Written exercise -
Quote only the lines from the top of the listing below down to and including the line with "0.387, 0.387, 0.387];".

Raw data -
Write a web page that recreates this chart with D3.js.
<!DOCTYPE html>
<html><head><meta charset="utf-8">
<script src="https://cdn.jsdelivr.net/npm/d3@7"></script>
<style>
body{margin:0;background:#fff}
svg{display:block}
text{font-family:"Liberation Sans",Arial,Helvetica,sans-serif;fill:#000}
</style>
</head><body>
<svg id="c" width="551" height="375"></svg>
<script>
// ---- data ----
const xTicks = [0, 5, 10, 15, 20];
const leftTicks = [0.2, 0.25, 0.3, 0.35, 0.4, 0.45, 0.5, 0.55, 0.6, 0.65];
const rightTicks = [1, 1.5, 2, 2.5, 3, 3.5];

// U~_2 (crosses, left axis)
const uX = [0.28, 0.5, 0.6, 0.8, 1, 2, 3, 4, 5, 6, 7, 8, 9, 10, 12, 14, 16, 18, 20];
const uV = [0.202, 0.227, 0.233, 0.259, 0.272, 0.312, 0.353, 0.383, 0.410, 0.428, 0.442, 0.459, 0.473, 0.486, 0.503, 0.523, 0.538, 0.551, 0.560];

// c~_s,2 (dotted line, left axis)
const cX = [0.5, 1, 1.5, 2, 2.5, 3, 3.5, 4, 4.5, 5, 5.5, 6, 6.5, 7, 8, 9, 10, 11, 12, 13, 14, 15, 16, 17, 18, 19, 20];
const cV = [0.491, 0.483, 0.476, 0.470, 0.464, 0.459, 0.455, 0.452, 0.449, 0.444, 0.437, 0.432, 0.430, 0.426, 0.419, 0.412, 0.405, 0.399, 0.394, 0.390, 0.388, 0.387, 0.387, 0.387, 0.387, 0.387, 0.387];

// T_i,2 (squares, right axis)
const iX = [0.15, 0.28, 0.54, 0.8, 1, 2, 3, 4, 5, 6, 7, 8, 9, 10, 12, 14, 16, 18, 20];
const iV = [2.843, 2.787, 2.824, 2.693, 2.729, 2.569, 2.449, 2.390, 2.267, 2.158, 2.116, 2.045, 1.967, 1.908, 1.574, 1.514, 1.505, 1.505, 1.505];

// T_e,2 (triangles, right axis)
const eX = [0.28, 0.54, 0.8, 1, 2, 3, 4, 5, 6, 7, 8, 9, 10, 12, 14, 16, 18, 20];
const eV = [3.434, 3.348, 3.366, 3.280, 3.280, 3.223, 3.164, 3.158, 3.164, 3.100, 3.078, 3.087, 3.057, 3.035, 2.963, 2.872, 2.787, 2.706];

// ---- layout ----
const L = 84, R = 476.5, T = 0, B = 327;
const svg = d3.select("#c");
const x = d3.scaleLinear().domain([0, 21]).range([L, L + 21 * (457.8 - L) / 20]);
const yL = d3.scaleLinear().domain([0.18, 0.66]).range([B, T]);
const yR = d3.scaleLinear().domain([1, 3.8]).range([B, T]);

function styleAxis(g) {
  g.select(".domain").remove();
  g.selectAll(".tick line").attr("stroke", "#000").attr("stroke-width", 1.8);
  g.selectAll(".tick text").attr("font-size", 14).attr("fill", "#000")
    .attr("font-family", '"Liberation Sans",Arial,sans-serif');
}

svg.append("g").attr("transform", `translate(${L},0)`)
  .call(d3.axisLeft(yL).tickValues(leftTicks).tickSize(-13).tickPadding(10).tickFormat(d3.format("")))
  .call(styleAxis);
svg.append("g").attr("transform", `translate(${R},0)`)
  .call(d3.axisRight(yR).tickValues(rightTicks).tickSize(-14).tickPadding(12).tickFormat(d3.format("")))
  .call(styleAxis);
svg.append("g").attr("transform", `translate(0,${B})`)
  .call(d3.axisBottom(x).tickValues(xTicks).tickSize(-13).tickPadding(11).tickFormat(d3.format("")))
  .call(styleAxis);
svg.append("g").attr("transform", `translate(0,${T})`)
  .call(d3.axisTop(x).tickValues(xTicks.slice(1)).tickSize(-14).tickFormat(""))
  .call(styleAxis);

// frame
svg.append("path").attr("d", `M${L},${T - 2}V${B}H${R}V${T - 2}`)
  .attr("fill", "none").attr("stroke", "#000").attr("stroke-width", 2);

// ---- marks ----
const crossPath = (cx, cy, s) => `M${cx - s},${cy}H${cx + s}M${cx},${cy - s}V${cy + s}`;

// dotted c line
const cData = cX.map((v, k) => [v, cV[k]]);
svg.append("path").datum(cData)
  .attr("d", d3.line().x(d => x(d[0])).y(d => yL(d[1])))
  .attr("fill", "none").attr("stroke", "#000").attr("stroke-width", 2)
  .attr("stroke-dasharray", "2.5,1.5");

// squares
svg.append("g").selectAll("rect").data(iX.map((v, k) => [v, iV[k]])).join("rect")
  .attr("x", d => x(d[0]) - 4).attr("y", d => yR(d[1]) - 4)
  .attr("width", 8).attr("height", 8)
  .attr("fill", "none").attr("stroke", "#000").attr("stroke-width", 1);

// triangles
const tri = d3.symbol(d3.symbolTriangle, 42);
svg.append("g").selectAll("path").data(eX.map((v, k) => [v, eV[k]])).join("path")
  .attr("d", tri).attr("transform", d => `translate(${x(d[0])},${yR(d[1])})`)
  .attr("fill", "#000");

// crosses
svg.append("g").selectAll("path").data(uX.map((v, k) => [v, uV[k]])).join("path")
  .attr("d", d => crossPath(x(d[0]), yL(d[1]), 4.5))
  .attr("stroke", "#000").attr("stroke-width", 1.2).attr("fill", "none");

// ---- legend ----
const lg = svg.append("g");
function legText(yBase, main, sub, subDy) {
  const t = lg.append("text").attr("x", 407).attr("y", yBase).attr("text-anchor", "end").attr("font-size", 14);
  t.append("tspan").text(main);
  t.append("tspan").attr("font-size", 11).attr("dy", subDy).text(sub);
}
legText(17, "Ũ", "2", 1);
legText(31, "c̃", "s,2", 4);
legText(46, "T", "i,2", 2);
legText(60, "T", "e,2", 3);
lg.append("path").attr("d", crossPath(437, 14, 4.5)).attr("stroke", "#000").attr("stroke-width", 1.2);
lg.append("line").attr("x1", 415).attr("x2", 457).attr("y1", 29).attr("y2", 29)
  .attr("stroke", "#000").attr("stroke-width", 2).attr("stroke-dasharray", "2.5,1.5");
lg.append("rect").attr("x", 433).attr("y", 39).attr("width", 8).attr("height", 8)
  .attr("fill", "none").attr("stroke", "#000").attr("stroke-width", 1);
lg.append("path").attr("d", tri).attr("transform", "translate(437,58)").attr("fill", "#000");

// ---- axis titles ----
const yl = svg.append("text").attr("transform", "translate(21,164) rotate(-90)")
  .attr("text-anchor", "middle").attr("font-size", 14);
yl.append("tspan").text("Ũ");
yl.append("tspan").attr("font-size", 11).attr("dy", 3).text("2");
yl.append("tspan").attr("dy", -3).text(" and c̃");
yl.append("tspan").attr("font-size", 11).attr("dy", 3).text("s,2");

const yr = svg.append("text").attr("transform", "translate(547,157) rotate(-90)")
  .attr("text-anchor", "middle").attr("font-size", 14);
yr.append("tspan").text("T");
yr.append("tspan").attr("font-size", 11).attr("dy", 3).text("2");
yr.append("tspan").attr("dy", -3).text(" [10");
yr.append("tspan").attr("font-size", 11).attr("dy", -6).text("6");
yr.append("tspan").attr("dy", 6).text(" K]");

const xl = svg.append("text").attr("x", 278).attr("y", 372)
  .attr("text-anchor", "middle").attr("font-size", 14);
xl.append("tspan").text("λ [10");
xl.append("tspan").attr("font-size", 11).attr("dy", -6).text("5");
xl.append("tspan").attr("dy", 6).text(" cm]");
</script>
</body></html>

Response for this exercise -
Write a web page that recreates this chart with D3.js.
<!DOCTYPE html>
<html><head><meta charset="utf-8">
<script src="https://cdn.jsdelivr.net/npm/d3@7"></script>
<style>
body{margin:0;background:#fff}
svg{display:block}
text{font-family:"Liberation Sans",Arial,Helvetica,sans-serif;fill:#000}
</style>
</head><body>
<svg id="c" width="551" height="375"></svg>
<script>
// ---- data ----
const xTicks = [0, 5, 10, 15, 20];
const leftTicks = [0.2, 0.25, 0.3, 0.35, 0.4, 0.45, 0.5, 0.55, 0.6, 0.65];
const rightTicks = [1, 1.5, 2, 2.5, 3, 3.5];

// U~_2 (crosses, left axis)
const uX = [0.28, 0.5, 0.6, 0.8, 1, 2, 3, 4, 5, 6, 7, 8, 9, 10, 12, 14, 16, 18, 20];
const uV = [0.202, 0.227, 0.233, 0.259, 0.272, 0.312, 0.353, 0.383, 0.410, 0.428, 0.442, 0.459, 0.473, 0.486, 0.503, 0.523, 0.538, 0.551, 0.560];

// c~_s,2 (dotted line, left axis)
const cX = [0.5, 1, 1.5, 2, 2.5, 3, 3.5, 4, 4.5, 5, 5.5, 6, 6.5, 7, 8, 9, 10, 11, 12, 13, 14, 15, 16, 17, 18, 19, 20];
const cV = [0.491, 0.483, 0.476, 0.470, 0.464, 0.459, 0.455, 0.452, 0.449, 0.444, 0.437, 0.432, 0.430, 0.426, 0.419, 0.412, 0.405, 0.399, 0.394, 0.390, 0.388, 0.387, 0.387, 0.387, 0.387, 0.387, 0.387];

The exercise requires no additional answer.